I’m starting a new series of short videos/tutorials that will provide basic knowledge on electronic components. It is very important to know how each of the most commune components work in order to be able to use them on our projects. Today we will start with the first component of this video series, the operational amplifier or better known as Op amp. We will take a look over the basic configurations of this component, how to use it in different situations, and finally see some small real example with each of it.
We will take a look over the comparator configuration, then the voltage follower and why we need a voltage follower. Next, we’ll talk about the inverting and non-inverting amplifying configuration and finally, a quick view over the integral and derivative configurations for cases where we want to achieve a ramp or spikes signals.
Well guys, let’s prepare the breadboard and see some basic examples, so let’s get started.
First of all, in the photo below you can see an operational amplifier IC, the LM324. That is its pinout and then you can see a basic OPAMP symbol, just a triangle with 5 pins. Those 5 pins are called positive and negative input, the output and the positive and negative supply of the amplifier.
In the entire tutorial, we will talk abut the ideal amplifier, but in real life all its aspects won’t be perfect.
First ideal spec of the amplifier is that its input impedance is practically infinite, so no current could flow towards the amplifier on the input rails. Of course this is ideal. In real life that impedance is around 9M ohms so some current could flow towards the inside of the OpAmp on those rails. But as a ideal aspect it is very important to belive that the input is infinite.
Second spec is that the output impedance is low and current could flow inwards and outwards to the main supply. Of course this current value will be limited. Each IC has its own limit of output current. Later we will take a look over some limitations of the OpAmps.
Third ideal low, and a very important one, is that the voltage on the positive and negative input will always be the same, or at least the OPAMP will try that even it won’t succeed.

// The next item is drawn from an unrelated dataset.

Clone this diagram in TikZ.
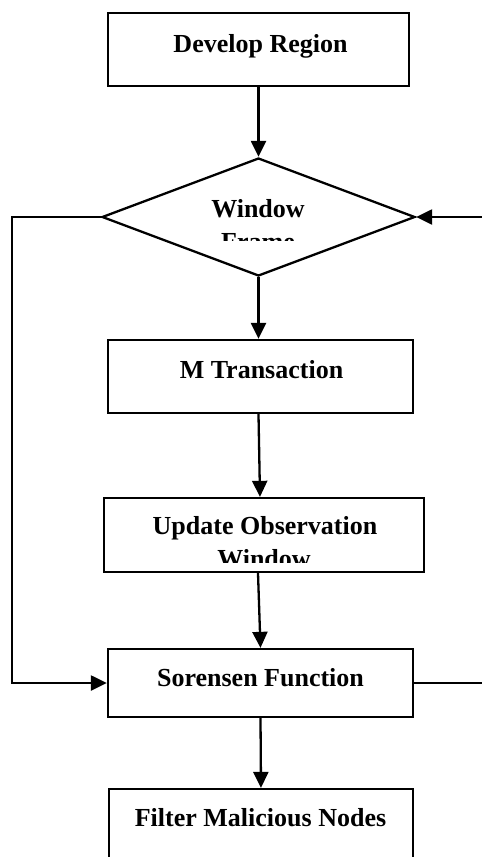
\documentclass[tikz,border=0pt]{standalone}
\usepackage{fontspec}
\setmainfont{Liberation Serif}
\usetikzlibrary{arrows.meta,shapes.geometric,calc}
\begin{document}
\begin{tikzpicture}[x=1pt,y=-1pt,
  box/.style={draw, line width=2.3pt, inner sep=0pt, rectangle, fill=white},
  lbl/.style={font=\fontsize{26}{33}\selectfont\bfseries, inner sep=0pt, anchor=base},
  flow/.style={line width=2.3pt, -{Triangle[length=16pt,width=15pt]}},
  link/.style={line width=2.3pt}]
\useasboundingbox (0,0) rectangle (482,857);
\fill[white] (0,0) rectangle (482,857);

% process boxes
\node[box, minimum width=301pt, minimum height=73pt] (dev) at (258.5,49.5) {};
\node[draw, diamond, line width=2.3pt, fill=white, inner sep=0pt, aspect=2.65,
      minimum width=313pt, minimum height=118pt] (dia) at (258.5,217) {};
\node[box, minimum width=305pt, minimum height=73pt] (mt) at (260.5,376.5) {};
\node[box, minimum width=320pt, minimum height=74pt] (upd) at (264,535) {};
\node[box, minimum width=305pt, minimum height=68pt] (sor) at (260.5,683) {};
\node[box, minimum width=304pt, minimum height=76pt] (fil) at (261,827) {};

% labels
\node[lbl] (devt) at (260.5,52) {Develop Region};
\node[lbl] (wint) at (258,217) {Window};
\begin{scope}
  \clip (150,225) rectangle (370,240);
  \node[lbl] (frmt) at (258,250) {Frame};
\end{scope}
\node[lbl] (mtt) at (261.5,378) {M Transaction};
\node[lbl] (updt) at (265,534) {Update Observation};
\begin{scope}
  \clip (150,545) rectangle (380,562);
  \node[lbl] (updw) at (264,567) {Window};
\end{scope}
\node[lbl] (sort) at (260.5,686) {Sorensen Function};
\node[lbl] (filt) at (260.5,826) {Filter Malicious Nodes};

% free ends of connectors
\coordinate (lt) at (12,217);
\coordinate (inR) at (482,217);
\coordinate (outR) at (482,683);

% connectors
\draw[flow] (dev.south) -- (dia.north);
\draw[flow] (dia.south) -- (dia.south |- mt.north);
\draw[flow] ([xshift=-2pt]mt.south) -- ([xshift=-4pt]upd.north);
\draw[flow] ([xshift=-6pt]upd.south) -- (sor.north);
\draw[flow] (sor.south) -- (fil.north);
\draw[flow] (dia.west) -- (dia.west -| lt) -- (lt |- sor.west) -- (sor.west);
\draw[flow] (dia.east -| inR) -- (dia.east);
\draw[link] (sor.east) -- (sor.east -| outR);
\end{tikzpicture}
\end{document}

Finally, one more ideal low, the gain of an operational amplifier is very big or almost infinite. But of course, it won’t amplify the input signal by infinite. One obvious thing is that the output could have its maximum value, the supply of the OPAMP. It can’t be higher or lower than that. So even with gain infinite, the output will saturate at the input value.
Ok, now we know the basic ideal laws. Let's take a look over 6 different configurations with this OpAmp like the comparator, voltage follower, inverted amplification, non-inverted and finally integrator and differentiator.
Great, using these basic ideal laws, let’s talk about the comparator configuration. As its name tells us, this configuration will compare which of the inputs is higher. It works like this. The output of this configuration is the difference between the two inputs multiplied by the amplifier gain. Since the gain is infinite, whenever the positive input is lower than the negative, we will have a negative output, and when the positive is higher than the negative a positive output.
I place the LM324 on a breadboard and supply positive and negative 12 volts the supply pins. Next, I connected ground to the negative input of the amplifier and the output to my oscilloscope. At the positive input I’ll apply a sine wave with values from -2 to 2 volts. In the photo above, the yellow line is the input and the green it’s the output. As you can see, when the input value is above ground, the output is positive, and when the input is below ground, we have a negative output. That’s how this configuration works.
Now let’s see a limitation of the OPAMP. At the output I’ll place a potentiometer so I could vary the output load value. When the load is high, we have no problem. But when I start lowering itrs value, we can see that the output gets saturate. That’s because the OPAMP has a output current limit. Right in this moment if we look at the output voltage value and then measure the potentiometer value without changing its value, we could obtain that output current limit. Or maybe just check the datasheet of this amplifier.
I've measured a peak to peak of 10 volts and a resistance of 158 ohms of the load. So the maximum current that the output could supply is around of 5V/159 equal to 31,6mA. Better check the datasheet for that.